先日、YouTubeに1960年代のフレンチ・ポップスやサンレモ音楽祭の受賞曲などが思い掛けなく見つけられて聴いてみたのです。
フランス・ギャル、シルヴィ・ヴァルタン、ボビー・ソロ、ウィルマ・ゴイク、ジリオラ・チンクェッティなどなどによって歌われる歌詞で綴られる恋心や様々な想いが、今の時代からすると何とも控えめで、また、抽象的な言葉にとどめているのに驚かされてしまいました。
ひたすら頭の中で、ああでもないこうでもないと、『夢見心地』に恋心を空回りばかりさせていたり、それがやけに子供っぽかりもするので、あの頃のティーンエイジャー達は、こんなに初心(うぶ)だったのだろうか、またそれに共感出来たのだろうかとか驚かされたのです。
当時の曲は、単純な旋律の上に、決して具体的に実情を語り尽くすような類ではなく、漠然としたまま多分に詩的なロマンチックの範疇にとどめられていて、ひたすら好意的ばかりに捉えられる『絵空事』の域を出ないでいるとでも言ったら良いでしょうか。
それ故、あたかもモノクロ映画に現れた空や草原の色彩が、カラー化された画像のように特定されることなく、大げさに言えば、観る者の感性によって、観る者の数だけ違った色で有り得たように、恋の想いにしろ、聞き手の数だけの共感が生まれただろうと思わずにいられなかったのです。

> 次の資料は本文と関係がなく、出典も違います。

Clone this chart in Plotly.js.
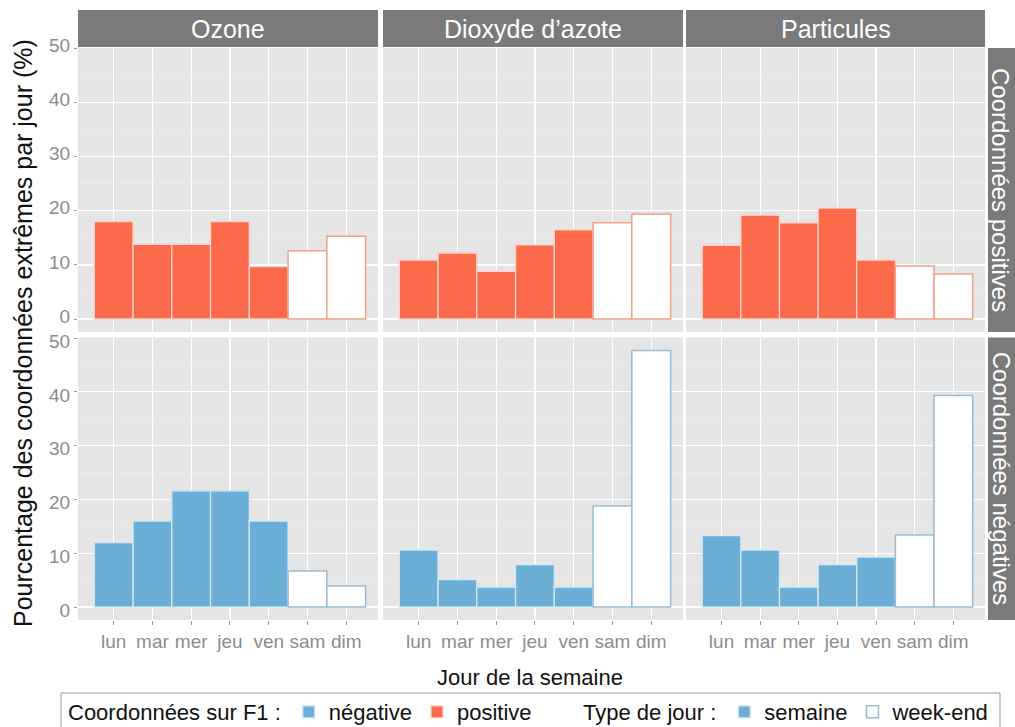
<!DOCTYPE html>
<html>
<head>
<meta charset="utf-8">
<script src="https://cdn.plot.ly/plotly-3.0.1.min.js"></script>
<style>html,body{margin:0;padding:0;background:#fff;}#chart{width:1015px;height:727px;}</style>
</head>
<body>
<div id="chart"></div>
<script>
// ---- data ----
const days = ['lun', 'mar', 'mer', 'jeu', 'ven', 'sam', 'dim'];
const pollutants = ['Ozone', 'Dioxyde d’azote', 'Particules'];
const rowLabels = ['Coordonnées positives', 'Coordonnées négatives'];
const ozonePos = [18.0, 13.8, 13.8, 18.0, 9.7, 12.6, 15.3];
const no2Pos   = [10.9, 12.2, 8.8, 13.7, 16.5, 17.8, 19.4];
const pmPos    = [13.6, 19.2, 17.8, 20.5, 10.9, 9.8, 8.3];
const ozoneNeg = [12.0, 16.0, 21.6, 21.6, 16.0, 6.7, 3.9];
const no2Neg   = [10.6, 5.1, 3.7, 7.9, 3.7, 18.8, 47.7];
const pmNeg    = [13.3, 10.6, 3.7, 7.9, 9.3, 13.4, 39.3];
const yTicks = [0, 10, 20, 30, 40, 50];
const legendTitles = ['Coordonnées sur F1 :', 'Type de jour :'];
const legendNames = ['négative', 'positive', 'semaine', 'week-end'];
const xTitle = 'Jour de la semaine';
const yTitle = 'Pourcentage des coordonnées extrêmes par jour (%)';

// ---- styles ----
const W = 1015, H = 727;
const px = x => x / W;
const py = y => 1 - y / H;
const RED = '#fb6a4a', BLUE = '#6baed6';
const colX = [[78, 378], [383, 683], [686, 985]];
const rowY = [[48, 332], [337.5, 620]];
const fontFam = '"Liberation Sans", Arial, sans-serif';

const values = [[ozonePos, no2Pos, pmPos], [ozoneNeg, no2Neg, pmNeg]];
const styles = [
  {fill: RED, wdLine: '#fcd3c6', weLine: '#f0a08c'},
  {fill: BLUE, wdLine: '#d4e9f5', weLine: '#9cbad0'}
];

const traces = [];
const legendTraces = [];
for (let r = 0; r < 2; r++) {
  for (let c = 0; c < 3; c++) {
    const i = r * 3 + c + 1;
    const ax = i === 1 ? '' : String(i);
    const v = values[r][c];
    const st = styles[r];
    const wd = {
      type: 'bar', x: days.slice(0, 5), y: v.slice(0, 5),
      xaxis: 'x' + ax, yaxis: 'y' + ax, width: 1,
      marker: {color: st.fill, line: {color: st.wdLine, width: 1.3}},
      showlegend: false, hoverinfo: 'x+y'
    };
    const we = {
      type: 'bar', x: days.slice(5), y: v.slice(5),
      xaxis: 'x' + ax, yaxis: 'y' + ax, width: 1,
      marker: {color: '#ffffff', line: {color: st.weLine, width: 1.5}},
      showlegend: false, hoverinfo: 'x+y'
    };
    if (r === 1 && c === 0) { wd.showlegend = true; wd.name = legendNames[0]; wd.legend = 'legend'; legendTraces[0] = wd;
                              we.showlegend = true; we.name = legendNames[3]; we.legend = 'legend2'; legendTraces[3] = we; }
    else if (r === 0 && c === 0) { wd.showlegend = true; wd.name = legendNames[1]; wd.legend = 'legend'; legendTraces[1] = wd; traces.push(we); }
    else if (r === 1 && c === 1) { wd.showlegend = true; wd.name = legendNames[2]; wd.legend = 'legend2'; legendTraces[2] = wd; traces.push(we); }
    else { traces.push(wd); traces.push(we); }
  }
}
const data = legendTraces.concat(traces);

const layout = {
  width: W, height: H,
  margin: {l: 0, r: 0, t: 0, b: 0, autoexpand: false},
  paper_bgcolor: '#ffffff', plot_bgcolor: '#e5e5e5',
  barmode: 'overlay', bargap: 0,
  font: {family: fontFam, color: '#1a1a1a'},
  showlegend: true,
  shapes: [], annotations: []
};

for (let r = 0; r < 2; r++) {
  for (let c = 0; c < 3; c++) {
    const i = r * 3 + c + 1;
    const key = i === 1 ? '' : String(i);
    layout['xaxis' + key] = {
      domain: [px(colX[c][0]), px(colX[c][1])],
      anchor: 'y' + key,
      type: 'category', categoryorder: 'array', categoryarray: days,
      range: [-0.92, 6.82], fixedrange: true,
      showgrid: true, gridcolor: '#ffffff', gridwidth: 1.2,
      zeroline: false, showline: false,
      showticklabels: r === 1,
      ticks: r === 1 ? 'outside' : '', ticklen: 4, tickcolor: '#9a9a9a', tickwidth: 1,
      tickfont: {size: 19, color: '#8c8c8c', family: fontFam}
    };
    layout['yaxis' + key] = {
      domain: [py(rowY[r][1]), py(rowY[r][0])],
      anchor: 'x' + key,
      range: [-2.4, 50.1], fixedrange: true,
      tickvals: yTicks,
      showgrid: true, gridcolor: '#ffffff', gridwidth: 1.2,
      minor: {dtick: 5, tick0: 5, showgrid: true, gridcolor: '#efefef', gridwidth: 0.6, ticks: ''},
      zeroline: false, showline: false,
      showticklabels: c === 0,
      ticklabelshift: r === 0 ? -3 : 3,
      ticks: c === 0 ? 'outside' : '', ticklen: 3, tickcolor: '#9a9a9a', tickwidth: 1,
      tickfont: {size: 19, color: '#8c8c8c', family: fontFam}
    };
  }
}

// facet strips (top)
for (let c = 0; c < 3; c++) {
  layout.shapes.push({type: 'rect', xref: 'paper', yref: 'paper',
    x0: px(colX[c][0]), x1: px(colX[c][1]), y0: py(47), y1: py(10),
    fillcolor: '#7a7a7a', line: {width: 0}, layer: 'below'});
  layout.annotations.push({xref: 'paper', yref: 'paper', x: px((colX[c][0] + colX[c][1]) / 2), y: py(29),
    text: pollutants[c], showarrow: false, xanchor: 'center', yanchor: 'middle',
    font: {size: 25, color: '#ffffff', family: fontFam}});
}
// facet strips (right)
for (let r = 0; r < 2; r++) {
  layout.shapes.push({type: 'rect', xref: 'paper', yref: 'paper',
    x0: px(988), x1: px(1016), y0: py(rowY[r][1]), y1: py(rowY[r][0]),
    fillcolor: '#7a7a7a', line: {width: 0}, layer: 'below'});
  layout.annotations.push({xref: 'paper', yref: 'paper', x: px(1001), y: py((rowY[r][0] + rowY[r][1]) / 2),
    text: rowLabels[r], showarrow: false, textangle: 90, xanchor: 'center', yanchor: 'middle',
    font: {size: 24, color: '#ffffff', family: fontFam}});
}
// axis titles
layout.annotations.push({xref: 'paper', yref: 'paper', x: px(23), y: py(333),
  text: yTitle, showarrow: false, textangle: -90, xanchor: 'center', yanchor: 'middle',
  font: {size: 25, color: '#111111', family: fontFam}});
layout.annotations.push({xref: 'paper', yref: 'paper', x: px(530), y: py(677),
  text: xTitle, showarrow: false, xanchor: 'center', yanchor: 'middle',
  font: {size: 22, color: '#111111', family: fontFam}});

// legend frame
layout.shapes.push({type: 'rect', xref: 'paper', yref: 'paper',
  x0: px(61), x1: px(1000), y0: py(733), y1: py(693),
  fillcolor: 'rgba(0,0,0,0)', line: {color: '#9a9a9a', width: 1}});

layout.legend = {
  orientation: 'h', x: px(66), xanchor: 'left', y: py(712), yanchor: 'middle',
  title: {text: legendTitles[0], side: 'left', font: {size: 22, color: '#111111', family: fontFam}},
  font: {size: 22, color: '#111111', family: fontFam},
  bgcolor: 'rgba(0,0,0,0)', borderwidth: 0, itemwidth: 30, traceorder: 'normal', tracegroupgap: 0
};
layout.legend2 = {
  orientation: 'h', x: px(581), xanchor: 'left', y: py(712), yanchor: 'middle',
  title: {text: legendTitles[1], side: 'left', font: {size: 22, color: '#111111', family: fontFam}},
  font: {size: 22, color: '#111111', family: fontFam},
  bgcolor: 'rgba(0,0,0,0)', borderwidth: 0, itemwidth: 30, traceorder: 'normal', tracegroupgap: 0
};

Plotly.newPlot('chart', data, layout, {displayModeBar: false, staticPlot: true});
</script>
</body>
</html>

そして何より、その『それぞれの共感』が加えられて初めて、曲が完成するような作り方だったのではないかとも感じたのです。
しかし、何もかもに、そこまで面倒をみないと理解してもらえないものかというような説明がなされるのが当たり前になってしまったのは、いつ頃からだったのでしょう。
歌詞がやたらと饒舌に膨れ上がるほど旋律は失われ、『誰にでも分かり易く』というより、手取り足取りしないと伝わらない人達だけを相手にしているようにすらなっているのです。

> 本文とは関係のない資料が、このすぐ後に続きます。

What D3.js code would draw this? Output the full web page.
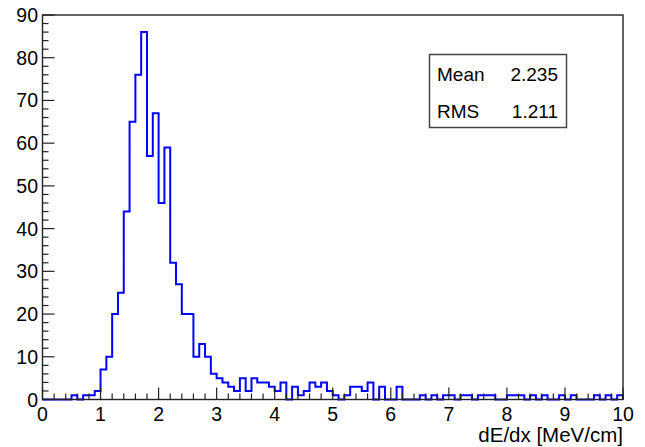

説明が事細かく成されれば成されるほど、誰もが同じところに導かれる事になるでしょうし、その『画一化』に、疑問も抵抗も感じなくなってしまっているのが『今時』なのだろうと思えてしまうのです。
個々の感性よりも画一化を望むだなど、自ら進んで人間ならではの能力を、資質不足のカモフラージュに売り渡したというに過ぎないでしょうし、甘やかされた者の末路は退化ばかりという証明になるだけのこと。
夢見られないほど、現実や打算ばかりになってしまったのが現代人ならば、空から見た都会が、あたかも焼き上がったお骨を敷き詰めたようにしか見えないのは、未来の象徴以外の何物でもないのだろうと思えば、これでは伝統工芸が残る隙間など有り得る筈がないと、今更のように諦めるのです。
さて、気がつけば庭の女郎花が一気に満開になり、異常な暑さ続きながらも、日に日に夜明けは遅くなり、夕暮れは早まり、早朝吹き入る風には、ハッとさせられるほど、秋めいた筋が混じり始めています。
とは言え、この熱暑からの解放までには、少なくともまだひと月は辛抱を強いられるのでしょうけれど、今年はエアコンの恩恵に浴して、外気とは無縁の涼しい室内で、細々制作を続けています。
12ヶ月を彩る一輪挿しシリーズは、竹筒の花器用、瓶子用、そして丈七寸程の極めてシンプルなひと枝という、奇しくもテーマこそ重なりながら、三者三様の依頼によっての制作ですが、どうしたわけか、どれもが涼しげに仕上がります。
どうやら心持ちばかりは、とうに秋の高い空にでも飛んでいたということなのかもしれません。